Starring a young John Voight as Joe Buck, the naive country stud who comes to the city with dreams of becoming a hustler who takes care of the needs of rich women for money, and Dustin Hoffman as the crippled conman Enrico Rizzo Salvatore famously known as Ratso for his extremely low low level con jobs, 'Midnight Cowboy' takes these two unlikely characters who come together in their search for survival in a big city. Joe Buck thinks that the best way to trap rich, bored ladies who prefer the services of a young stud like him is to dress like a cowboy and so he dresses up like that and goes out in the streets. He does trap one old lady who uses his services to please herself but then borrows 20 dollars from him! That's how naive the cowboy hustler is.
He gets kicked out of the hotel for non payment of bills, loses his stuff and only has his cowboy clothes he has on him. Meanwhile he meets Ratso who tells him that what he needs is management to get his hustler act right and offers to set him up with a management service. He takes 20 dollars for his service and sets him up with a religious fanatic from whom Joe escapes narrowly. To get by each day and night, Joe Buck, now penniless, has to compromise and lets himself go out on a date with a gay young man who after seeking his pleasure, confesses that he has no money. In such times of desperation, Joe sees Ratso again, and shakes him out of all he has - some loose change. Ratso, a lonely man with a bad cough, tells Joe that he can stay with him in his soon to be demolished apartment. It is a terrible place but it is shelter.
Ratso and Joe try to get some money by all the means they know - hustling, picking pockets, stealing. But nothing works really and they are just barely surviving in the cold. Ratso's cough is getting worse. Joe finally strikes gold when a pair of whackos invite him to a crazy party where Joe finds a rich woman. Ratso strikes a deal for 20 dollars again. Satisfied with the performance of her young stud she recommends him to her friends and Joe appears to be finally on his way.
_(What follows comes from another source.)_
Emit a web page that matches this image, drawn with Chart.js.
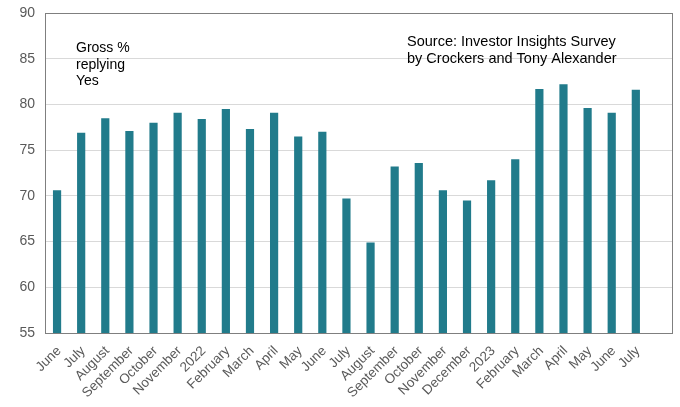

But Ratso falls really sick, is not able to get up and walk, and wants to go to Miami where he always wanted to go. Joe's next assignment is a few days later, they have no money for the trip, so Joe agrees to go with an old man for the money, robs him and takes Ratso out to Miami on a bus. On the way Joe decides to give up his hustling ways and take up a regular job and they both dream of a decent life together - both having no one else in their lives. Just as they reach Miamu, Ratso quietly dies in his seat. Joe holds the dead friend in his arms, as the trees of Miami flash by, losing the third person her really loved in his life, his grandmother who died, the one love of his life Crazy Annie who is in a mental institution and now Ratso.
Midnight Cowboy is a tender story of loneliness, hope, compromise and man's need for company and love. It is a theme that is interesting - pitting the stud and the cripple together - and the friendship they have because they have the same needs. It is disturbing, but it is life.